Ms Beller's film is weighted, I think, toward Israel -- not so much by making the state right or wrong, but via Israel's being in control, as it has always been since its creation more than a half century ago. These three stories that we become privy to all somehow place Israel in prominence. In one, an Israeli is the great victim, in another the Israeli doctor is the hero who saves the Palestinian child, and in the third, the Israeli family is simply trying live/coexist (the final scene, in which the children talk about sending lanterns across the border -- and what might arrive were the other side to send them back again -- is priceless).

I wish Ms Beller had been able to give us a fully Palestinian story taking place in the occupied  territory, but perhaps this was not possible. We do get stories from our Palestinian young people (just as we do tales from the young Israelis), but this is not quite the same thing.

Otherwise, though, the movie does a splendid job of forcing us to consistently confront both sides of the issue and to see things from the alternative viewpoint.
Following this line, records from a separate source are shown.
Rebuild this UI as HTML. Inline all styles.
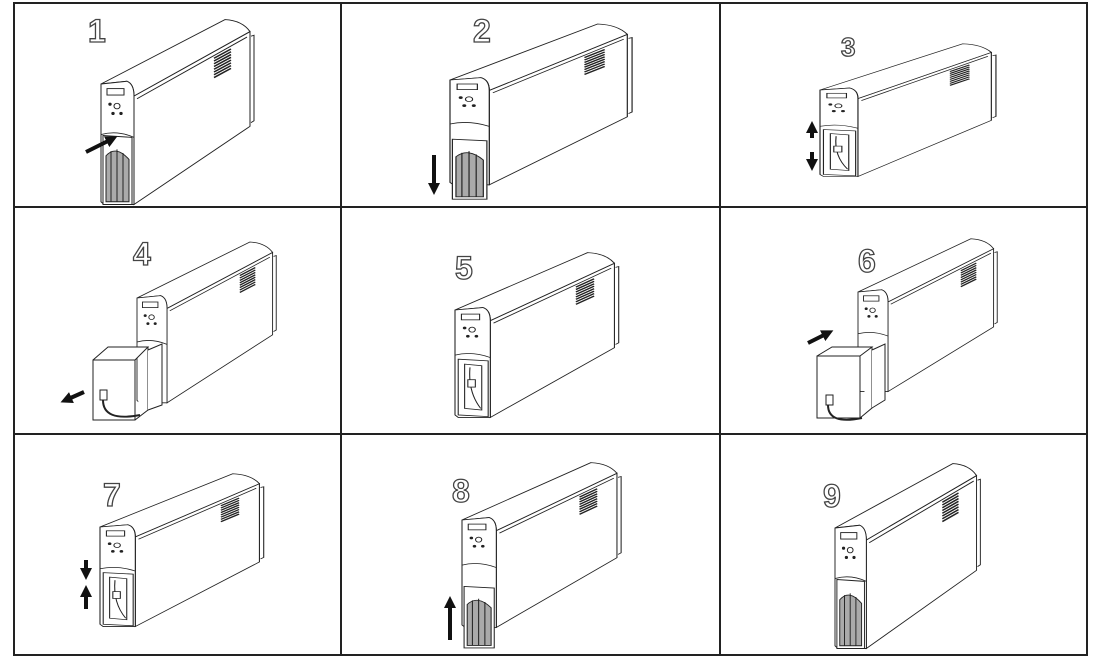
<!DOCTYPE html>
<html><head><meta charset="utf-8"><style>
html,body{margin:0;padding:0;background:#fff;}
svg{display:block;}
text{font-family:"Liberation Sans",sans-serif;font-size:32px;font-weight:bold;fill:#fff;stroke:#444;stroke-width:1.3;}
.u *{vector-effect:non-scaling-stroke;}
</style></head><body>
<svg width="1094" height="666" viewBox="0 0 1094 666">
<defs>
<g id="ups" fill="#fff" stroke="#222" stroke-width="1">
  <path d="M33,13 L149,-57 L149,46 L33,131 Z"/>
  <path d="M0,0 L124,-70 Q141,-69 149,-57 L33,13 Q33,0 26,-3 Z"/>
  <path d="M0,0 L26,-3 Q33,0 33,13 L33,131 L3,131 L0,128 Z"/>
  <path d="M150,-52 L153,-53 L153,40 L150,42" fill="none"/>
  <line x1="36" y1="16" x2="146" y2="-51"/>
  <rect x="6" y="5" width="17" height="7"/>
  <circle cx="16" cy="24" r="3"/>
  <circle cx="9" cy="22" r="1.2" fill="#222"/>
  <circle cx="12" cy="32" r="1.2" fill="#222"/>
  <circle cx="20" cy="32" r="1.2" fill="#222"/>
  <path d="M0,55 Q16,50 33,58" fill="none"/>
  <g stroke-width="1.6">
  <line x1="113" y1="-28" x2="130" y2="-38"/><line x1="113" y1="-25" x2="130" y2="-35"/>
  <line x1="113" y1="-22" x2="130" y2="-32"/><line x1="113" y1="-19" x2="130" y2="-29"/>
  <line x1="113" y1="-16" x2="130" y2="-26"/><line x1="113" y1="-13" x2="130" y2="-23"/>
  <line x1="113" y1="-10" x2="130" y2="-20"/><line x1="113" y1="-7" x2="130" y2="-17"/>
  </g>
</g>
<g id="grill" fill="#fff" stroke="#222" stroke-width="1">
  <path d="M2,131 L2,56 L31,58 L31,131 Z"/>
  <path d="M5,128 L5,78 Q15,66 28,82 L28,128 Z" fill="#aaa"/>
  <line x1="10" y1="73" x2="10" y2="128"/><line x1="16" y1="71" x2="16" y2="128"/><line x1="22" y1="75" x2="22" y2="128"/>
</g>
<g id="open" fill="#fff" stroke="#222">
  <path d="M3,60 L31,62 L31,130 L3,128 Z"/>
  <path d="M9,66 L25,68 L25,122 L9,120 Z" fill="none"/>
  <path d="M14,70 Q12,100 24,120" fill="none"/>
  <rect x="12" y="85" width="7" height="9"/>
</g>
<marker id="ah" viewBox="0 0 10 10" refX="5" refY="5" markerWidth="3" markerHeight="3" orient="auto"><path d="M0,0 L10,5 L0,10 Z" fill="#111"/></marker>
</defs>
<g fill="none" stroke="#222" stroke-width="2">
<rect x="14" y="3" width="1073" height="652"/>
<line x1="341" y1="3" x2="341" y2="655"/><line x1="720" y1="3" x2="720" y2="655"/>
<line x1="14" y1="207" x2="1087" y2="207"/><line x1="14" y1="434" x2="1087" y2="434"/>
</g>
<text x="88" y="42">1</text>
<g class="u" transform="translate(101,84) scale(1,0.92)"><use href="#ups"/><use href="#grill"/></g>
<text x="473" y="42">2</text>
<g class="u" transform="translate(450,80) scale(1.19,0.8)"><use href="#ups"/><use href="#grill" transform="translate(0,18)"/></g>
<text x="841" y="56" style="font-size:26px">3</text>
<g class="u" transform="translate(820,90) scale(1.15,0.66)"><use href="#ups"/><use href="#open"/></g>
<text x="133" y="265">4</text>
<g class="u" transform="translate(137,298) scale(0.91,0.8)"><use href="#ups"/></g>
<path d="M93,360 L135,360 L135,420 L93,420 Z M93,360 L108,347 L148,347 L135,360 M135,420 L148,410 L148,347" fill="#fff" stroke="#222"/>
<path d="M148,350 L162,344 L162,405 L148,410" fill="#fff" stroke="#222"/>
<rect x="100" y="390" width="7" height="10" fill="#fff" stroke="#222"/>
<path d="M103,400 Q103,422 140,415" fill="none" stroke="#222" stroke-width="2"/>
<text x="455" y="279">5</text>
<g class="u" transform="translate(455,310) scale(1.07,0.82)"><use href="#ups"/><use href="#open"/></g>
<text x="858" y="272">6</text>
<g class="u" transform="translate(858,292) scale(0.91,0.76)"><use href="#ups"/></g>
<path d="M817,356 L860,356 L860,418 L817,418 Z M817,356 L832,347 L872,347 L860,356 M860,418 L872,408 L872,347" fill="#fff" stroke="#222"/>
<path d="M872,350 L885,344 L885,400 L872,408" fill="#fff" stroke="#222"/>
<rect x="826" y="395" width="7" height="10" fill="#fff" stroke="#222"/>
<path d="M828,405 Q828,425 862,418" fill="none" stroke="#222" stroke-width="2"/>
<text x="103" y="506">7</text>
<g class="u" transform="translate(100,527) scale(1.07,0.76)"><use href="#ups"/><use href="#open"/></g>
<text x="452" y="502">8</text>
<g class="u" transform="translate(462,520) scale(1.04,0.82)"><use href="#ups"/><use href="#grill" transform="translate(0,25)"/></g>
<text x="823" y="507">9</text>
<g class="u" transform="translate(835,528) scale(0.95,0.92)"><use href="#ups"/><use href="#grill"/></g>
<g stroke="#111" stroke-width="4" marker-end="url(#ah)">
<line x1="86" y1="152" x2="112" y2="139"/>
<line x1="434" y1="155" x2="434" y2="189"/>
<line x1="812" y1="138" x2="812" y2="127"/><line x1="812" y1="152" x2="812" y2="165"/>
<line x1="84" y1="392" x2="66" y2="400"/>
<line x1="808" y1="343" x2="828" y2="333"/>
<line x1="86" y1="560" x2="86" y2="574"/><line x1="86" y1="609" x2="86" y2="591"/>
<line x1="450" y1="640" x2="450" y2="602"/>
</g>
</svg>
</body></html>
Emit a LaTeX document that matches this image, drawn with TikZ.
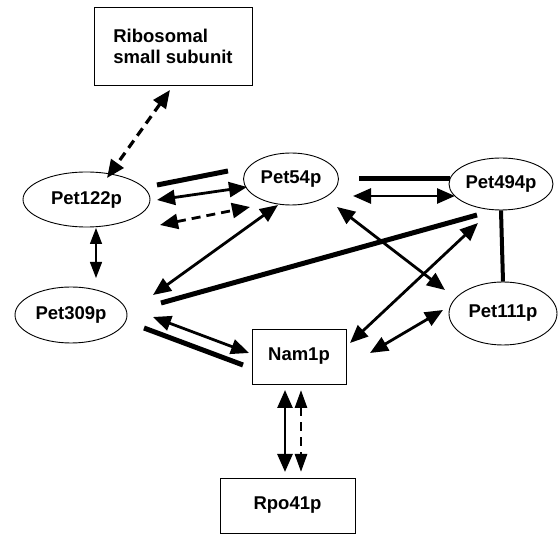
\documentclass[tikz,border=0pt]{standalone}
\usepackage{fontspec}
\setmainfont{Liberation Sans}
\usetikzlibrary{arrows.meta,shapes.geometric}
\begin{document}
\begin{tikzpicture}[x=1pt,y=-1pt,
  every node/.style={font=\fontsize{18.5}{21}\selectfont\bfseries, inner sep=0pt},
  oval/.style={ellipse, draw, line width=0.9pt},
  box/.style={rectangle, draw, line width=0.9pt},
  link/.style={line width=2.8pt, {Triangle[length=18pt,width=15pt]}-{Triangle[length=18pt,width=15pt]}},
  dlink/.style={link, dash pattern=on 9pt off 6pt},
  bar/.style={line width=5pt},
  smalllink/.style={line width=1.4pt, {Triangle[length=16pt,width=12pt]}-{Triangle[length=16pt,width=12pt]}}]
\useasboundingbox (0,0) rectangle (558,534);
% nodes
\node[box, minimum width=158, minimum height=78, align=left] (rib) at (173,46) {Ribosomal\\small subunit};
\node[oval, minimum width=127, minimum height=55] (p122) at (86.5,199.5) {Pet122p};
\node[oval, minimum width=95, minimum height=52] (p54) at (291,179) {Pet54p};
\node[oval, minimum width=104, minimum height=52] (p494) at (501,184) {Pet494p};
\node[oval, minimum width=112, minimum height=56] (p309) at (71,315) {Pet309p};
\node[oval, minimum width=108, minimum height=63] (p111) at (503,313.5) {Pet111p};
\node[box, minimum width=94, minimum height=55] (nam) at (299,356.5) {Nam1p};
\node[box, minimum width=135, minimum height=55] (rpo) at (287.5,505.5) {Rpo41p};
% connector end points
\coordinate (ribS) at (170,90);   \coordinate (p122N) at (107,178);
\coordinate (p122a) at (157,185); \coordinate (p54a) at (228,171);
\coordinate (p122b) at (157,200); \coordinate (p54b) at (247,187);
\coordinate (p122c) at (160,225); \coordinate (p54c) at (250,207);
\coordinate (p54d) at (359,179);  \coordinate (p494d) at (450,179);
\coordinate (p54e) at (353,196);  \coordinate (p494e) at (455,196);
\coordinate (p122S) at (96,228);  \coordinate (p309N) at (96,278);
\coordinate (p309a) at (153,295); \coordinate (p54f) at (278,205);
\coordinate (p309b) at (161,303); \coordinate (p494f) at (477,215);
\coordinate (p54g) at (337,207);  \coordinate (p111a) at (445,290);
\coordinate (nama) at (350,343);  \coordinate (p494g) at (478,223);
\coordinate (namb) at (370,353);  \coordinate (p111b) at (443,310);
\coordinate (p309c) at (153,317); \coordinate (namc) at (249,353);
\coordinate (p309d) at (144,328); \coordinate (namd) at (243,365);
\coordinate (nams1) at (285,390); \coordinate (rpon1) at (285,472);
\coordinate (nams2) at (301,390); \coordinate (rpon2) at (301,472);
% connectors
\draw[dlink, line width=3.2pt] (ribS) -- (p122N);
\draw[bar] (p122a) -- (p54a);
\draw[link] (p122b) -- (p54b);
\draw[dlink] (p122c) -- (p54c);
\draw[bar] (p54d) -- (p494d);
\draw[link] (p54e) -- (p494e);
\draw[bar, line width=4pt] (p494.south) -- (p111.north);
\draw[smalllink] (p122S) -- (p309N);
\draw[link] (p309a) -- (p54f);
\draw[bar] (p309b) -- (p494f);
\draw[link] (p54g) -- (p111a);
\draw[link] (nama) -- (p494g);
\draw[link] (namb) -- (p111b);
\draw[link] (p309c) -- (namc);
\draw[bar] (p309d) -- (namd);
\draw[link] (nams1) -- (rpon1);
\draw[dlink, {Triangle[length=18pt,width=12pt]}-{Triangle[length=18pt,width=12pt]}] (nams2) -- (rpon2);
\end{tikzpicture}
\end{document}
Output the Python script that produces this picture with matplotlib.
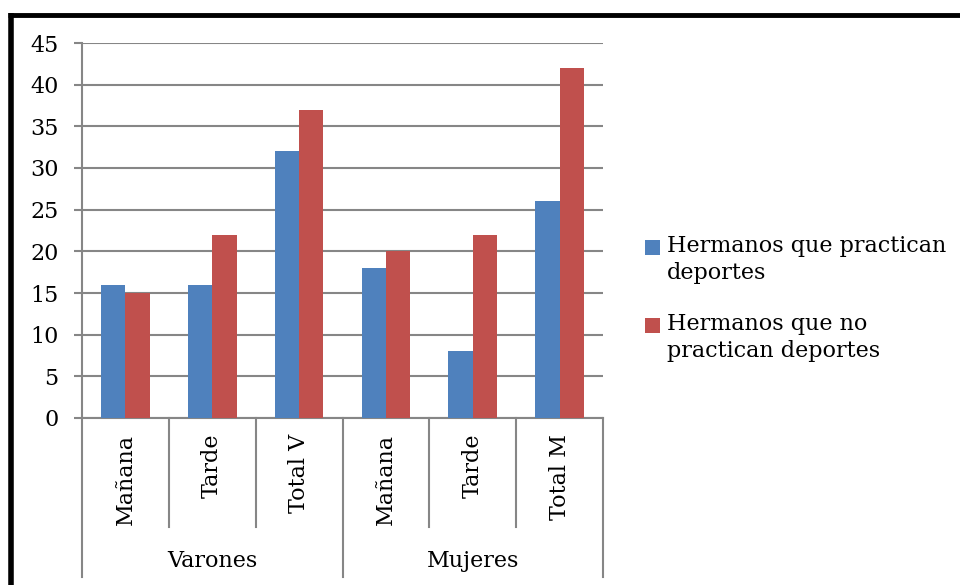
import matplotlib.pyplot as plt
from matplotlib.lines import Line2D
from matplotlib.patches import Rectangle
import numpy as np

# data
groups = ["Varones", "Mujeres"]
categories = ["Mañana", "Tarde", "Total V", "Mañana", "Tarde", "Total M"]
series_names = ["Hermanos que practican\ndeportes", "Hermanos que no\npractican deportes"]
practican = [16, 16, 32, 18, 8, 26]
no_practican = [15, 22, 37, 20, 22, 42]
yticks = [0, 5, 10, 15, 20, 25, 30, 35, 40, 45]

colors = ["#4F81BD", "#C0504D"]
grid_col = "#868686"
font = "DejaVu Serif"
fs = 16

W, H = 960, 585
fig = plt.figure(figsize=(W / 100, H / 100), dpi=100)
ax = fig.add_axes([82 / W, 1 - 418 / H, (603 - 82) / W, (418 - 43) / H])

x = np.arange(len(categories)) + 0.5
bw = 0.28
ax.bar(x - bw / 2, practican, bw, color=colors[0], zorder=3)
ax.bar(x + bw / 2, no_practican, bw, color=colors[1], zorder=3)

ax.set_xlim(0, len(categories))
ax.set_ylim(0, 45)
ax.set_yticks(yticks)
ax.set_yticklabels([str(t) for t in yticks], fontfamily=font, fontsize=fs)
ax.yaxis.grid(True, color=grid_col, linewidth=1.5, zorder=0)
ax.tick_params(axis="y", length=6, width=1.5, color=grid_col, pad=11)
ax.set_xticks([])
for s in ["top", "right"]:
    ax.spines[s].set_visible(False)
for s in ["left", "bottom"]:
    ax.spines[s].set_color(grid_col)
    ax.spines[s].set_linewidth(1.5)

# multi-level category axis
tr = ax.get_xaxis_transform()
ph = 418 - 43
inner_bottom = -(527 - 418) / ph
outer_bottom = -(577 - 418) / ph
n_per_group = len(categories) // len(groups)
for b in range(len(categories) + 1):
    bottom = outer_bottom if b % n_per_group == 0 else inner_bottom
    ax.add_line(Line2D([b, b], [0, bottom], transform=tr, color=grid_col,
                       linewidth=1.5, clip_on=False))
for xi, lab in zip(x, categories):
    ax.text(xi, -(434 - 418) / ph, lab, transform=tr, rotation=90, ha="center",
            va="top", fontfamily=font, fontsize=fs)
for g, name in enumerate(groups):
    ax.text(g * n_per_group + n_per_group / 2, -(561 - 418) / ph, name, transform=tr,
            ha="center", va="center", fontfamily=font, fontsize=fs)

# legend drawn by hand so the square lines up with the first text line
for i, (name, c) in enumerate(zip(series_names, colors)):
    top = 240 + i * 78
    fig.patches.append(Rectangle((645 / W, 1 - (top + 15) / H), 15 / W, 15 / H,
                                 transform=fig.transFigure, facecolor=c, edgecolor="none"))
    fig.text(667 / W, 1 - (top - 5) / H, name, ha="left", va="top",
             fontfamily=font, fontsize=fs, linespacing=1.3)

# frame around the chart (top and left edges visible)
fig.add_artist(Line2D([8 / W, 1], [1 - 15 / H, 1 - 15 / H], color="black",
                      linewidth=3.5, solid_capstyle="butt"))
fig.add_artist(Line2D([10.5 / W, 10.5 / W], [0, 1 - 13 / H], color="black",
                      linewidth=4, solid_capstyle="butt"))

fig.savefig("out.png", dpi=100)
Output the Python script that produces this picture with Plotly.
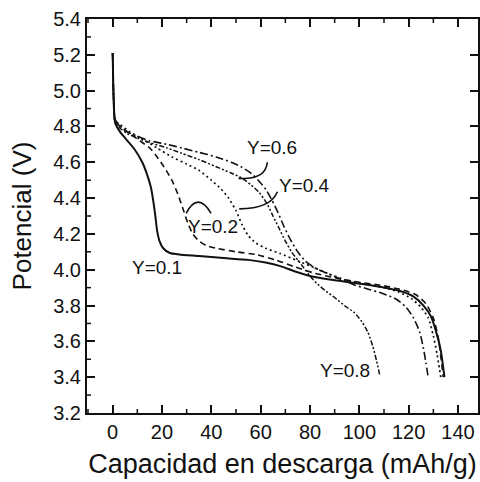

It is moving and surprising, even occasionally funny, but always thoughtful and humane. (Its title, by the way, refers both to that fruit grown in Israel and to its euphemism/nickname for the hand grenades so often used against Israelis.)

From First Run Features, In the Land of Pomegranates, in Hebrew and Arabic with English subtitles, opens this Friday, January 5, in New York City at the Lincoln Plaza Cinema and will be part of the Westchester Jewish Film Festival in Pleasantville ,New York, come March 13. I hope there will be many other locations added in the near future, as well.